Autumn Grace

Amber hitting a volleyball

One of the most impressionable moments of my life occurred during the fall of my freshman year in college.

I was blessed to receive a full-ride scholarship to play volleyball at the University of New Mexico, and this heart-changing moment that I’m about to share occurred during one of our practices.

Every drill and every game we played at practice counted for something. There was a number to hit, a goal to reach, or someone to beat assigned to everything we did. If we didn’t hit the mark or ended up losing, we were running sprints, diving for balls, doing net jumps, or sliding on bruised hips doing volleyball rolls.

We pushed hard.

Looking back, I understand the purpose of the intensity. Practice shaped us, conditioned us, and prepared us to compete physically and mentally against other top athletes. But I was a raw athlete and my volleyball skills were awful compared to many of my teammates.

Needless to say, my freshman year of D1 volleyball was rough. I became best friends with:

  • discouragment

  • lack

  • frustration

  • emotional capacity

  • my inner critic

  • resiliency & strength

  • my Savior and a faith that was forged in fire.

During one particular practice that year, I was added to a drill with a few of the seniors on my team. I was the weakest link. But in my stubbornness, I refused to shrink back.

I decided to bring it; this was my chance.

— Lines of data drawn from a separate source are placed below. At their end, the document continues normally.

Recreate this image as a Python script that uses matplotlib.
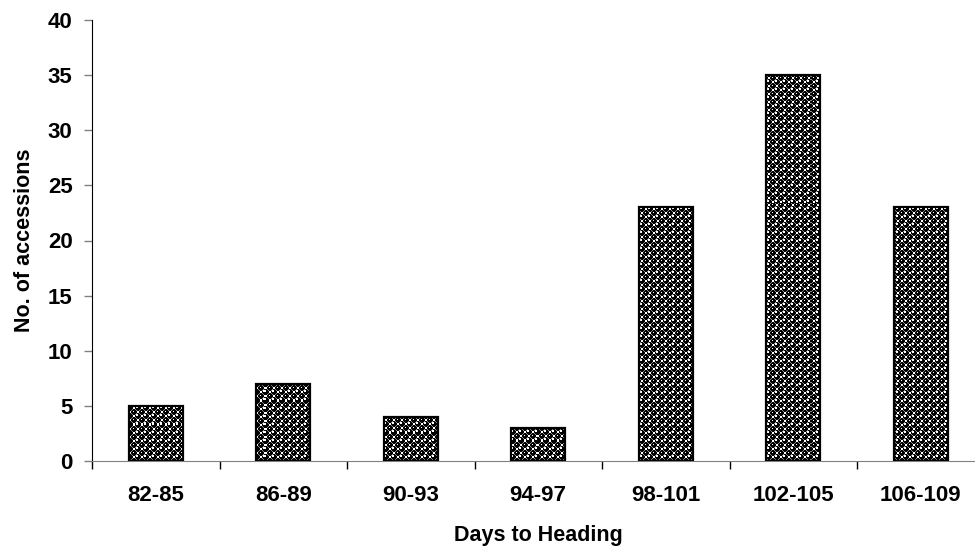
import numpy as np
import matplotlib
matplotlib.use("Agg")
import matplotlib.pyplot as plt

# data
ranges = ['82-85', '86-89', '90-93', '94-97', '98-101', '102-105', '106-109']
accessions = [5, 7, 4, 3, 23, 35, 23]

plt.rcParams['font.family'] = ['Liberation Sans', 'DejaVu Sans']
plt.rcParams['font.weight'] = 'bold'

W, H, DPI = 975, 553, 100
ax_px = (92, 92, 892.5, 441)   # left, bottom, width, height in pixels

fig = plt.figure(figsize=(W/DPI, H/DPI), dpi=DPI)
# right edge of the plot runs off the figure, as in the original
ax = fig.add_axes([ax_px[0]/W, ax_px[1]/H, ax_px[2]/W, ax_px[3]/H])

# "shaded spheres" fill, built as a small pixel tile (Excel-like pattern)
def sphere_tile(n=8, r=2.6, ring=3.1):
    t = np.ones((n, n))
    centres = [(2, 2), (6, 6)]
    for i in range(n):
        for j in range(n):
            py, px = i + 0.5, j + 0.5
            for cy, cx in centres:
                for dy in (-n, 0, n):
                    for dx in (-n, 0, n):
                        d = np.hypot(py - cy - dy, px - cx - dx)
                        if d < r:
                            t[i, j] = 0.0
                        elif d < ring and t[i, j] > 0.5:
                            t[i, j] = 0.55
            # small highlight on each ball
            for cy, cx in centres:
                if abs(py - (cy - 0.9)) < 0.6 and abs(px - (cx - 0.9)) < 0.6:
                    t[i, j] = 1.0
    return t

tile = sphere_tile()
ny, nx = int(ax_px[3]) + 1, int(ax_px[2]) + 1
pattern = np.tile(tile, (ny // 8 + 1, nx // 8 + 1))[:ny, :nx]

x = np.arange(len(ranges))
xlim = (-0.5, len(ranges) - 0.5)
ylim = (0, 40)

bars = ax.bar(x, accessions, width=0.42, facecolor='none', edgecolor='black',
              linewidth=1.6, zorder=3)
for b in bars:
    im = ax.imshow(pattern, cmap='gray', vmin=0, vmax=1, aspect='auto',
                   interpolation='nearest', extent=(xlim[0], xlim[1], ylim[0], ylim[1]),
                   origin='upper', zorder=2)
    im.set_clip_path(b)

ax.set_xlim(*xlim)
ax.set_ylim(*ylim)
ax.set_yticks(range(0, 41, 5))

# ticks between categories, labels under categories
ax.set_xticks(np.arange(-0.5, len(ranges), 1.0))
ax.set_xticklabels([])
ax.set_xticks(x, minor=True)
ax.set_xticklabels(ranges, minor=True, fontsize=16, fontweight='bold')
ax.tick_params(axis='x', which='major', direction='out', length=6, width=1, color='black')
ax.tick_params(axis='x', which='minor', length=0, pad=17)
ax.tick_params(axis='y', direction='out', length=6, width=1, color='#808080',
               labelsize=16, pad=8)

for s in ['top', 'right']:
    ax.spines[s].set_visible(False)
ax.spines['left'].set_color('black')
ax.spines['bottom'].set_color('#808080')

ax.set_xlabel('Days to Heading', fontsize=15.5, fontweight='bold', labelpad=14)
ax.set_ylabel('No. of accessions', fontsize=15.5, fontweight='bold', labelpad=9)

fig.savefig('out.png', dpi=DPI)
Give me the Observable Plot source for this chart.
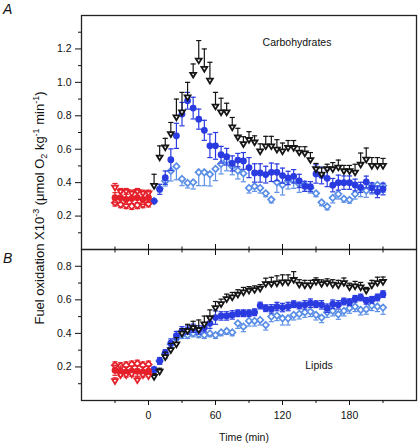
<!DOCTYPE html>
<html><head><meta charset="utf-8">
<script src="https://cdn.jsdelivr.net/npm/d3@7"></script>
<script src="https://cdn.jsdelivr.net/npm/@observablehq/plot@0.6"></script>
<style>
body{margin:0;background:#fff;font-family:"Liberation Sans",Arial,sans-serif;}
#wrap{position:relative;width:419px;height:446px;overflow:hidden;}
#wrap svg{position:absolute;left:0;overflow:visible;background:transparent;}
.lab{position:absolute;font-style:italic;font-size:14px;color:#111;}
#ytitle{position:absolute;white-space:nowrap;font-size:13px;color:#111;left:40px;top:208px;transform:translate(-50%,-50%) rotate(-90deg);}
#ytitle sup,#ytitle sub{font-size:9px;}
</style></head><body>
<div id="wrap">
<div class="lab" style="left:3px;top:1px">A</div>
<div class="lab" style="left:3px;top:250px">B</div>
<div id="ytitle">Fuel oxidation X10<sup>-3</sup> (μmol O<sub>2</sub> kg<sup>-1</sup> min<sup>-1</sup>)</div>
</div>
<script>
const time = [5,10,15,20,25,30,35,40,45,50,55,60,65,70,75,80,85,90,95,100,105,110,115,120,125,130,135,140,145,150,155,160,165,170,175,180,185,190,195,200,205,210];
const baseTime = [-30,-25,-20,-15,-10,-5,0];

// Carbohydrates
const carbBlack = [0.38,0.55,0.61,0.69,0.79,0.82,0.91,1.045,1.13,1.08,1.01,0.855,0.82,0.82,0.73,0.67,0.63,0.655,0.64,0.587,0.617,0.617,0.597,0.587,0.607,0.607,0.58,0.575,0.535,0.48,0.448,0.48,0.48,0.49,0.468,0.468,0.46,0.507,0.537,0.50,0.50,0.50];
const carbBlackErr = [0.07,0.07,0.055,0.07,0.11,0.12,0.09,0.065,0.12,0.12,0.11,0.085,0.085,0.055,0.06,0.055,0.045,0.05,0.04,0.045,0.06,0.06,0.06,0.05,0.045,0.045,0.035,0.04,0.045,0.035,0.04,0.03,0.04,0.045,0.035,0.035,0.05,0.07,0.07,0.05,0.05,0.045];
const carbBlue = [0.29,0.36,0.43,0.537,0.68,0.81,0.89,0.846,0.78,0.713,0.62,0.62,0.567,0.555,0.515,0.535,0.53,0.49,0.458,0.458,0.448,0.462,0.462,0.442,0.428,0.438,0.41,0.378,0.376,0.452,0.443,0.426,0.385,0.40,0.40,0.40,0.386,0.372,0.404,0.369,0.345,0.362];
const carbBlueErr = [0,0.03,0.04,0.065,0.075,0.07,0.05,0.065,0.06,0.06,0.07,0.08,0.05,0.05,0.045,0.04,0.05,0.06,0.055,0.055,0.05,0.055,0.05,0.045,0.04,0.04,0.04,0.03,0.03,0.055,0.05,0.05,0.04,0.045,0.04,0.04,0.035,0.03,0.035,0.03,0.035,0.035];
const carbLight = [0.29,0.365,0.41,0.47,0.497,0.422,0.398,0.402,0.462,0.462,0.45,0.482,0.512,0.531,0.497,0.472,0.455,0.368,0.378,0.368,0.336,0.299,0.402,0.386,0.412,0.416,0.392,0.388,0.368,0.336,0.282,0.257,0.309,0.332,0.303,0.297,0.332,0.366,0.352,0.382,0.386,0.382];
const carbLightErr = [0,0.02,0.03,0.06,0.08,0.04,0.03,0.04,0.08,0.08,0.07,0.07,0.06,0.06,0.05,0.05,0.05,0.03,0.03,0.03,0.02,0.02,0.06,0.06,0.05,0.05,0.05,0.04,0.03,0.02,0.02,0.02,0.03,0.03,0.02,0.02,0.03,0.05,0.04,0.05,0.05,0.04];
const carbRedTri = [0.37,0.345,0.345,0.335,0.345,0.335,0.335];
const carbRedTriErr = [0.025,0.02,0.02,0.02,0.02,0.02,0.02];
const carbRedFill = [0.31,0.31,0.30,0.305,0.31,0.30,0.31];
const carbRedFillErr = [0.03,0.03,0.03,0.03,0.03,0.03,0.03];
const carbRedOpen = [0.28,0.27,0.265,0.26,0.265,0.27,0.275];
const carbRedOpenErr = [0.02,0.02,0.02,0.02,0.02,0.02,0.02];

// Lipids
const lipBlack = [0.14,0.172,0.258,0.30,0.334,0.398,0.414,0.432,0.42,0.453,0.49,0.55,0.574,0.604,0.614,0.63,0.644,0.654,0.658,0.666,0.694,0.694,0.698,0.704,0.704,0.718,0.69,0.686,0.686,0.706,0.694,0.70,0.69,0.686,0.70,0.674,0.68,0.674,0.654,0.686,0.70,0.706];
const lipBlackErr = [0.02,0.02,0.03,0.04,0.04,0.03,0.04,0.04,0.06,0.05,0.05,0.04,0.03,0.03,0.03,0.03,0.03,0.025,0.025,0.025,0.035,0.04,0.045,0.045,0.045,0.05,0.03,0.03,0.03,0.025,0.025,0.025,0.03,0.03,0.03,0.025,0.03,0.03,0.02,0.03,0.035,0.03];
const lipBlue = [0.184,0.236,0.283,0.342,0.387,0.415,0.42,0.43,0.42,0.434,0.46,0.494,0.504,0.504,0.51,0.52,0.52,0.52,0.526,0.566,0.55,0.546,0.56,0.554,0.56,0.574,0.566,0.57,0.58,0.574,0.57,0.55,0.574,0.57,0.59,0.586,0.606,0.614,0.594,0.60,0.614,0.634];
const lipBlueErr = [0.015,0.02,0.02,0.025,0.025,0.025,0.025,0.025,0.025,0.025,0.03,0.04,0.025,0.025,0.025,0.02,0.02,0.02,0.02,0.02,0.02,0.025,0.025,0.025,0.025,0.02,0.02,0.025,0.025,0.02,0.025,0.025,0.025,0.025,0.02,0.02,0.02,0.02,0.02,0.02,0.02,0.02];
const lipLight = [0.184,0.236,0.28,0.335,0.37,0.39,0.39,0.40,0.395,0.39,0.40,0.39,0.406,0.414,0.406,0.46,0.44,0.474,0.474,0.48,0.45,0.50,0.506,0.49,0.49,0.51,0.516,0.526,0.53,0.51,0.494,0.526,0.534,0.514,0.534,0.55,0.56,0.54,0.544,0.566,0.56,0.554];
const lipLightErr = [0.02,0.02,0.03,0.03,0.03,0.02,0.02,0.02,0.02,0.02,0.02,0.02,0.02,0.02,0.02,0.03,0.03,0.03,0.03,0.03,0.03,0.03,0.03,0.04,0.04,0.03,0.03,0.03,0.03,0.03,0.03,0.03,0.03,0.03,0.03,0.03,0.03,0.03,0.03,0.03,0.03,0.04];
const lipRedTri = [0.115,0.15,0.15,0.155,0.12,0.15,0.145];
const lipRedTriErr = [0.02,0.02,0.02,0.02,0.02,0.02,0.02];
const lipRedFill = [0.18,0.175,0.17,0.175,0.175,0.17,0.175];
const lipRedFillErr = [0.03,0.03,0.03,0.03,0.03,0.03,0.03];
const lipRedOpen = [0.21,0.205,0.21,0.215,0.22,0.21,0.215];
const lipRedOpenErr = [0.02,0.02,0.02,0.02,0.02,0.02,0.02];

// Axis ticks
const xMajor = [0,60,120,180];
const xMinor = [-30,30,90,150,210];
const yMajorTop = [0.2,0.4,0.6,0.8,1.0,1.2];
const yMinorTop = [0.1,0.3,0.5,0.7,0.9,1.1,1.3];
const yMajorBot = [0.2,0.4,0.6,0.8];
const yMinorBot = [0.1,0.3,0.5,0.7];

const C = {black:"#151515", blue:"#2a3be0", light:"#5a8ee6", red:"#e5202a"};

const rows = (ts, v, e) => ts.map((t,i) => ({t, v:v[i], e:e[i]}));
const cap = {draw(ctx, size){ const r = Math.sqrt(size/Math.PI); ctx.moveTo(-r,0); ctx.lineTo(r,0); }};
const triDown = {draw(ctx, size){ const r = Math.sqrt(size/Math.PI); ctx.moveTo(-r,-0.7*r); ctx.lineTo(r,-0.7*r); ctx.lineTo(0,0.95*r); ctx.closePath(); }};

function series(data, color, symbol, fill, dir, r, sw){
  const lo = d => dir === "up" ? d.v : d.v - d.e;
  const hi = d => dir === "down" ? d.v : d.v + d.e;
  const marks = [Plot.ruleX(data, {x:"t", y1:lo, y2:hi, stroke:color, strokeWidth:1.2})];
  if (dir !== "down") marks.push(Plot.dot(data, {x:"t", y:hi, symbol:cap, r:2.6, fill:"none", stroke:color, strokeWidth:1.2}));
  if (dir !== "up") marks.push(Plot.dot(data, {x:"t", y:lo, symbol:cap, r:2.6, fill:"none", stroke:color, strokeWidth:1.2}));
  marks.push(Plot.dot(data, {x:"t", y:"v", symbol, r, fill, stroke:color, strokeWidth:sw}));
  return marks;
}

const style = {fontFamily:"Liberation Sans, Arial, sans-serif", fontSize:"10.5px", background:"transparent", overflow:"visible", color:"#111"};
const xScale = {domain:[-60,240]};
const blank = () => "";

const plotA = Plot.plot({
  width:419, height:258, marginTop:15, marginBottom:9, marginLeft:81, marginRight:3,
  style, x:xScale, y:{domain:[0,1.4]},
  marks:[
    Plot.frame({stroke:"#222", strokeWidth:1.3}),
    Plot.axisY({ticks:yMajorTop, tickSize:6, tickPadding:4, tickFormat:d3.format(".1f"), label:null}),
    Plot.axisY({ticks:yMinorTop, tickSize:3, tickFormat:blank, label:null}),
    Plot.axisX({ticks:xMajor, tickSize:6, tickFormat:blank, label:null}),
    Plot.axisX({ticks:xMinor, tickSize:3.5, tickFormat:blank, label:null}),
    ...series(rows(time, carbLight, carbLightErr), C.light, "diamond2", "white", "down", 2.9, 1.7),
    ...series(rows(time, carbBlue, carbBlueErr), C.blue, "circle", C.blue, "both", 2.8, 1.2),
    ...series(rows(time, carbBlack, carbBlackErr), C.black, triDown, "white", "up", 2.9, 1.8),
    ...series(rows(baseTime, carbRedOpen, carbRedOpenErr), C.red, "diamond2", "white", "down", 2.9, 1.7),
    ...series(rows(baseTime, carbRedFill, carbRedFillErr), C.red, "circle", C.red, "both", 2.8, 1.2),
    ...series(rows(baseTime, carbRedTri, carbRedTriErr), C.red, triDown, "white", "up", 2.9, 1.8),
    Plot.text(["Carbohydrates"], {frameAnchor:"top", dx:48, dy:23, fontSize:10.5, fill:"#111"})
  ]
});
plotA.style.top = "0px";

const plotB = Plot.plot({
  width:419, height:205, marginTop:8, marginBottom:46, marginLeft:81, marginRight:3,
  style, x:xScale, y:{domain:[0,0.9]},
  marks:[
    Plot.frame({stroke:"#222", strokeWidth:1.3}),
    Plot.axisY({ticks:yMajorBot, tickSize:6, tickPadding:4, tickFormat:d3.format(".1f"), label:null}),
    Plot.axisY({ticks:yMinorBot, tickSize:3, tickFormat:blank, label:null}),
    Plot.axisX({anchor:"top", ticks:xMajor, tickSize:6, tickFormat:blank, label:null}),
    Plot.axisX({anchor:"top", ticks:xMinor, tickSize:3.5, tickFormat:blank, label:null}),
    Plot.axisX({anchor:"bottom", ticks:xMajor, tickSize:5, tickPadding:6, label:null}),
    Plot.axisX({anchor:"bottom", ticks:xMinor, tickSize:3, tickFormat:blank, label:null}),
    ...series(rows(time, lipLight, lipLightErr), C.light, "diamond2", "white", "down", 2.9, 1.7),
    ...series(rows(time, lipBlue, lipBlueErr), C.blue, "circle", C.blue, "both", 2.8, 1.2),
    ...series(rows(time, lipBlack, lipBlackErr), C.black, triDown, "white", "up", 2.9, 1.8),
    ...series(rows(baseTime, lipRedOpen, lipRedOpenErr), C.red, "diamond2", "white", "up", 2.9, 1.7),
    ...series(rows(baseTime, lipRedFill, lipRedFillErr), C.red, "circle", C.red, "both", 2.8, 1.2),
    ...series(rows(baseTime, lipRedTri, lipRedTriErr), C.red, triDown, "white", "up", 2.9, 1.8),
    Plot.text(["Lipids"], {frameAnchor:"bottom", dx:70, dy:-32, fontSize:10.5, fill:"#111"}),
    Plot.text(["Time (min)"], {frameAnchor:"bottom", dx:-5, dy:40, fontSize:10.5, fill:"#111"})
  ]
});
plotB.style.top = "241px";

const wrap = document.getElementById("wrap");
wrap.appendChild(plotA);
wrap.appendChild(plotB);
</script>
</body></html>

What I lacked in skill, I’d make up for in competitiveness. I resolved to pour myself out on that court, and give it my all.

And…I sucked.

I shanked easy balls, hit into the net, and let balls drop. I was the place that volleyballs went to die, and I was the obvious reason we lost the drill.

And now the consequence.

We didn’t just have to run that day. We had to run, and run, and run, and run some more, while the winners of the drill were rewarded with a nice, long water break.

After we finished our sprints, I collapsed into a ball of tears. I felt utterly distraught. I was the cause of my teammates’ pain, and I felt like I had let them down.

What happened next will never leave me.

While the rest of my team was doubled over and sucking air, the captain of our team, Alicia Bergman, ran directly over to me and covered me in a hug. She was laughing and she whispered in my ear that “it was OK, that I was fine, and that she loved me.”

I had never encountered grace or leadership like that before. Alicia, in her prime and at the top of her game, encouraged and inspired me- even though I felt like that was the last thing I had coming.

This story reminds me of what the Autumn seasons of our lives are for.

Spring seasons are all about new beginnings, exciting opportunities, anticipation for the future, hope, and potential. The Summer seasons are a time for work, growth, and making the most of what we’ve been given. Autumn is harvest time; it’s when we reap what we’ve sown and we get to reflect on the work we’ve invested during our Summer season.

In addition to being a season of reflection, Autumn is a time of life when we’ve mastered our tasks. We’re good at what we’re doing and we’re not desperately trying to learn our jobs. The things we’ve accomplished position us in a place of influence, and we have the greatest potential to impact others.

Autumn seasons of life are a time to invest in others.

Alicia was in the Autumn of her career. She was an All-American setter who was headed to bigger and better things. She had a tryout with the National team, and she was dating a wide receiver in the NFL for Pete’s sake! Yet, she invested in me, a homesick, sub-par freshman who had nothing to offer her. She chose to invest in me during my ugly Summer season of work and pressure, and as a result, she left an Autumn legacy of encouragement that lives on in me today.

Remembering this story reminds me of the truth that life is about more than what we can accomplish. There is a relational impact to it all, and regardless of if we live selfishly or selflessly, Autumn seasons of life reveal the fruitfulness or the barrenness of our relationships.

The most important things in life cannot be measured, but are instead felt through the hands, heart, and soul of each life we touch. 

Let us look for evidence of a day well lived: 

The times you made someone smile, gave a tender kiss, hugged, and weren’t the first to let go. Or when you encouraged, laughed, believed, lifted, kneeled, forgave, lived, and loved. 

• Who can you pour into and encourage today?